**DATA SEGMENT**
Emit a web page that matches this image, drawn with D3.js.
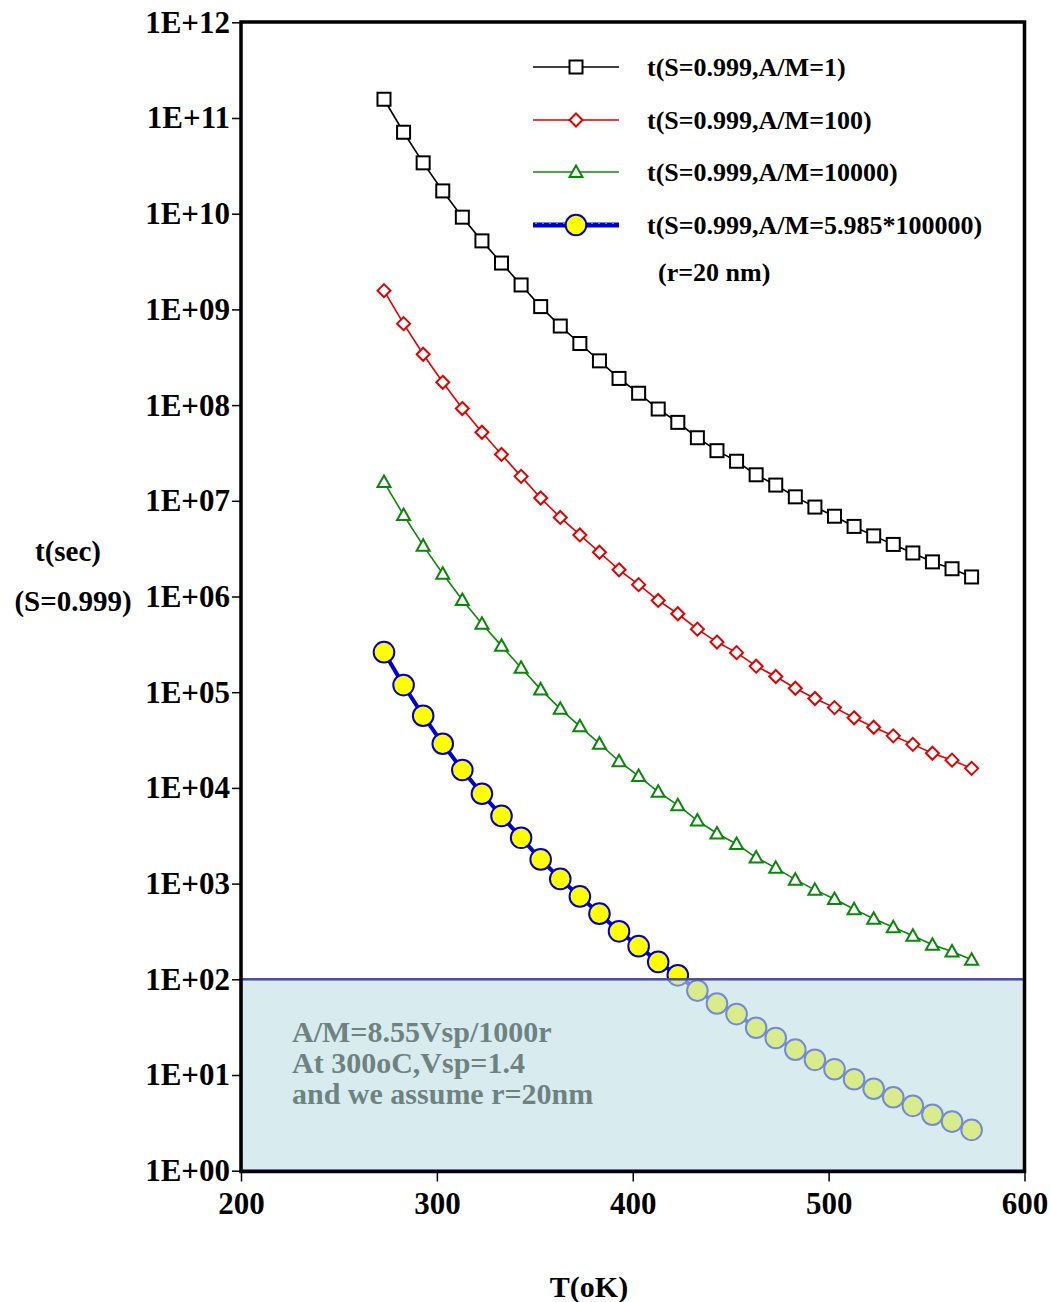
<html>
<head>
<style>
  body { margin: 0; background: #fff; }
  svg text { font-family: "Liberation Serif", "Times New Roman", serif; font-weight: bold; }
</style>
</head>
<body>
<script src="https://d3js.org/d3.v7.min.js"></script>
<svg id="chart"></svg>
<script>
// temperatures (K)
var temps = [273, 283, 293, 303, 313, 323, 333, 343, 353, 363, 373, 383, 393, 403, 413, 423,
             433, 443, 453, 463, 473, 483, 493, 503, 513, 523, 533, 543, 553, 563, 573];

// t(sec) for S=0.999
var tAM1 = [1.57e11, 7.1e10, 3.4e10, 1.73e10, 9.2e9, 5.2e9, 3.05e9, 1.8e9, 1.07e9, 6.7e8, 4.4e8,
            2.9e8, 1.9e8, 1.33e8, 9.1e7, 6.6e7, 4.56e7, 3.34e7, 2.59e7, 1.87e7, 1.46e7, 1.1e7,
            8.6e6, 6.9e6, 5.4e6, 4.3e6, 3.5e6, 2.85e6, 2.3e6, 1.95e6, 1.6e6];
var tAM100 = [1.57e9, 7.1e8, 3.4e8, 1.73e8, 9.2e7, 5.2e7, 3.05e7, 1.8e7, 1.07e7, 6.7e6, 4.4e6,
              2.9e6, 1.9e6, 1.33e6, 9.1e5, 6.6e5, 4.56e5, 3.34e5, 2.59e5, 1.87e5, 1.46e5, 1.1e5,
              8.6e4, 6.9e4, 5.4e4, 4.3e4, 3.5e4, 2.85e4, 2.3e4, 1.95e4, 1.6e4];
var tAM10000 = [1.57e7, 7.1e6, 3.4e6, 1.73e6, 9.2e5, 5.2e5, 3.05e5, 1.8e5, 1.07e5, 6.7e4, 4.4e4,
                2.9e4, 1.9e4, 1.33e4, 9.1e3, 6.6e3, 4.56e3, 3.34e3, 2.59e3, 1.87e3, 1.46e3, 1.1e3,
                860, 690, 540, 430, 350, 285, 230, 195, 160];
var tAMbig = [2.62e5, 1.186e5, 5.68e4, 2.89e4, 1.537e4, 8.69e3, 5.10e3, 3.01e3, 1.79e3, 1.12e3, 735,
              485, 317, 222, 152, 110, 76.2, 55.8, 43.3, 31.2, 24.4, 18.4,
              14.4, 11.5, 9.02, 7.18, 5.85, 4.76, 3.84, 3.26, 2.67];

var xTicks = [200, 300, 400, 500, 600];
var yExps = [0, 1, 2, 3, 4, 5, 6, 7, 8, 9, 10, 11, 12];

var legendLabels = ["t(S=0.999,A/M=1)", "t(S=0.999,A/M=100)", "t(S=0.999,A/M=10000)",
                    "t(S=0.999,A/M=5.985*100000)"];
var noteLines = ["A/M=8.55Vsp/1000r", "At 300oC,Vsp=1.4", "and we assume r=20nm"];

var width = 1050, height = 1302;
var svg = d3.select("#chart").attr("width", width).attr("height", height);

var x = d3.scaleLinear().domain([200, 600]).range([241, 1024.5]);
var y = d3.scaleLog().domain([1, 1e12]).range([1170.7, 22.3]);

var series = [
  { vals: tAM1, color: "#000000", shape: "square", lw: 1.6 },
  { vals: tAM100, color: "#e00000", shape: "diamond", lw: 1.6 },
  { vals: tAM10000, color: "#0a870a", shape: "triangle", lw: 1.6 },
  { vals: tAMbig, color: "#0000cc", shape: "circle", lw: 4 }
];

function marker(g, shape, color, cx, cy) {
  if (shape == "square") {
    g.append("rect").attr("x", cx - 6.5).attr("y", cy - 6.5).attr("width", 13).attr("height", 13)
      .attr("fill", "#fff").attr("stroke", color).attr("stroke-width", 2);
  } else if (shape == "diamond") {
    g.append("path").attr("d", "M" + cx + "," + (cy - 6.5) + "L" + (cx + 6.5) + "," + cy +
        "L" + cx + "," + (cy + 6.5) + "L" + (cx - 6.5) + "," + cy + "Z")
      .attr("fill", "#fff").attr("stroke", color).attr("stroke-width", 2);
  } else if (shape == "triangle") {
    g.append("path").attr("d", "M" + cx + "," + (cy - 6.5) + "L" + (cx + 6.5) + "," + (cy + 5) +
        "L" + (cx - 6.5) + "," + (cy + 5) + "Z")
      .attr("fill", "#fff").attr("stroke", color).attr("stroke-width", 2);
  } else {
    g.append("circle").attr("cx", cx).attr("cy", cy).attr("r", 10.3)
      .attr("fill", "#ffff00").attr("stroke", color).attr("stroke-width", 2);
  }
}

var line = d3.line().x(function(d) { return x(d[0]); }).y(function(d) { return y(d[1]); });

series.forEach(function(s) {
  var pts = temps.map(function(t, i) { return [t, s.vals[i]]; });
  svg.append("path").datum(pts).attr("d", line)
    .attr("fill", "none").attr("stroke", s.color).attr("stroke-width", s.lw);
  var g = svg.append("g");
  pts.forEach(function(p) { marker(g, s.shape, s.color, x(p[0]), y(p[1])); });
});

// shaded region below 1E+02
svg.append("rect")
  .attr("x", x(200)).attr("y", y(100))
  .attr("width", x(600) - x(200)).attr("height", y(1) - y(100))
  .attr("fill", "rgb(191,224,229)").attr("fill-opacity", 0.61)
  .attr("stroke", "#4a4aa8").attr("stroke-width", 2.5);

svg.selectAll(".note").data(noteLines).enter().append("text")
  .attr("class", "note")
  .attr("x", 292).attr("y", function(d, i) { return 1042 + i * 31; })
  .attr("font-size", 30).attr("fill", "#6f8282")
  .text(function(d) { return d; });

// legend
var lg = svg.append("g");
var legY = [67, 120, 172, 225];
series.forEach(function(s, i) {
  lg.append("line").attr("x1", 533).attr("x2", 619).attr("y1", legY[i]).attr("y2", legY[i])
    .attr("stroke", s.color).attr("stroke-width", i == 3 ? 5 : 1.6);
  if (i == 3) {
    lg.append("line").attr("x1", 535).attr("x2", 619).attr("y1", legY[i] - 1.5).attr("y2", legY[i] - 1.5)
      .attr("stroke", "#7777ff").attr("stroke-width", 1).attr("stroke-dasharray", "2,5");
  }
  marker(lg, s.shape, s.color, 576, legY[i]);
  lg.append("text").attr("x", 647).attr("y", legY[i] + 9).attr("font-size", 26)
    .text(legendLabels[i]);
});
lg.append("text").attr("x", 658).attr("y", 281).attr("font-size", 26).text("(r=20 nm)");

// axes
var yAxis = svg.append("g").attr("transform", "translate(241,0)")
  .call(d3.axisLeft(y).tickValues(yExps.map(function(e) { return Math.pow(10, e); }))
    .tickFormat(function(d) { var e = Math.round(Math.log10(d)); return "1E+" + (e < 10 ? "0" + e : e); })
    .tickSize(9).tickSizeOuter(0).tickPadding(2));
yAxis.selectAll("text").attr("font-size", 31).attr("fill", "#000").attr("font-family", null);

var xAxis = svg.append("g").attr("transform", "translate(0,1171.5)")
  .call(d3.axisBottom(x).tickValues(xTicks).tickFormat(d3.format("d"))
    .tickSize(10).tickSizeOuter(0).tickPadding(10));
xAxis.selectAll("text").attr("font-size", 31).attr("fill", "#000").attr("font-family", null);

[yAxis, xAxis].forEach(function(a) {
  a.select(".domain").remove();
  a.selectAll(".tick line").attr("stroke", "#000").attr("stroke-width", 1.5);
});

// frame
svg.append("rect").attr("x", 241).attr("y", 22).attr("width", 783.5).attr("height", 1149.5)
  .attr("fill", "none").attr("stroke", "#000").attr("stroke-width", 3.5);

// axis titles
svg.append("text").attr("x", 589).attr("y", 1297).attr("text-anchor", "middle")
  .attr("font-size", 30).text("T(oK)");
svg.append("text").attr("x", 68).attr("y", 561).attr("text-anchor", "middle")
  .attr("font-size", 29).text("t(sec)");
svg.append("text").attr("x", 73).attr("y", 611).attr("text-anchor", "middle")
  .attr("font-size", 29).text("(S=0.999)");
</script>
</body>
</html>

**WHAT IS BEING ASKED**
Transcribe exactly, with no pictures, the lines running from the first line of the material through the line holding "553, 563, 573];".

**OUTPUT OF THE EXERCISE**
Emit a web page that matches this image, drawn with D3.js.
<html>
<head>
<style>
  body { margin: 0; background: #fff; }
  svg text { font-family: "Liberation Serif", "Times New Roman", serif; font-weight: bold; }
</style>
</head>
<body>
<script src="https://d3js.org/d3.v7.min.js"></script>
<svg id="chart"></svg>
<script>
// temperatures (K)
var temps = [273, 283, 293, 303, 313, 323, 333, 343, 353, 363, 373, 383, 393, 403, 413, 423,
             433, 443, 453, 463, 473, 483, 493, 503, 513, 523, 533, 543, 553, 563, 573];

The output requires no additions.